Architects need governance expertise. System design now includes questions about AI risk tolerance, audit requirements, and policy enforcement mechanisms. GitLab's recommendations—defining risk thresholds, enforcing merge gates, maintaining approval workflows—are architectural decisions.
Compliance is becoming technical. Frameworks like NIST AI RMF, ISO/IEC 42001, and the EU AI Act aren't abstract policy documents. They require technical implementation: audit trails, model validation, continuous monitoring, explainability mechanisms.
What You Can Do Today
Don't wait for mandatory meetings and emergency policy changes.
Learn a governance framework. Start with NIST's AI Risk Management Framework. The Playbook provides specific suggested actions. Understand the core concepts: governance, risk mapping, measurement, continuous management.
Audit your current AI usage.
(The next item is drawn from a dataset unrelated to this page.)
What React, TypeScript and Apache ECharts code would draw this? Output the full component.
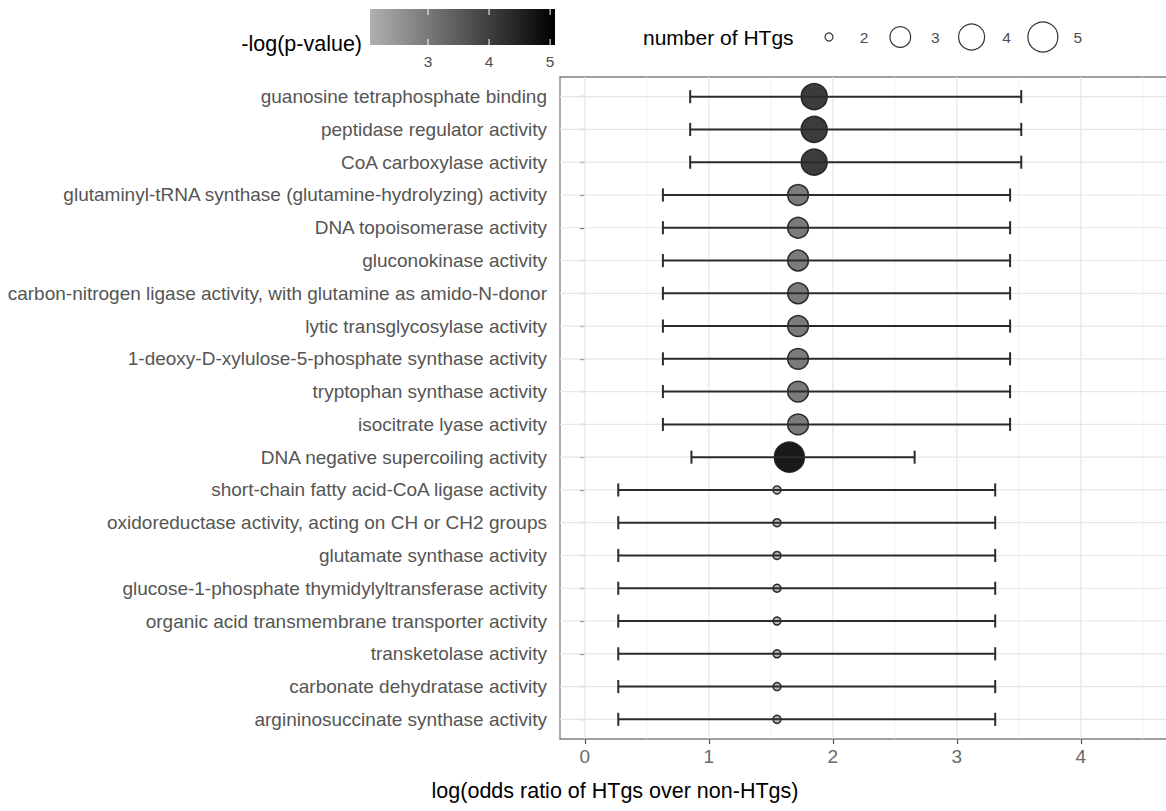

Which tools are you using? What changes are they making? What approval processes exist? Where are the gaps? Document this before someone asks you to.
Practice risk-based code review. When reviewing AI-assisted code, ask: What's the blast radius if this fails? Is there adequate testing? Are there rollback mechanisms? Is this change auditable? These questions matter more than whether the syntax is correct.
Follow the security conversation. The debate around AI-generated code submissions is intensifying. Understanding both the capabilities and risks of AI coding tools isn't optional anymore—it's professional literacy.
The Bottom Line
The industry spent two years racing to adopt AI. Now it's learning that governance frameworks determine whether AI reduces risk or creates it.
This creates opportunity. Organizations need people who understand both AI capabilities and risk management. They need developers who can implement policy-driven controls. They need architects who can design systems with audit trails and approval workflows baked in.
The companies getting this right aren't treating AI governance as an afterthought. They're recognizing it as the skill that separates AI adoption from AI value.
You can either wait for the mandatory meeting, or you can build governance expertise now. Your career trajectory depends on which one you choose.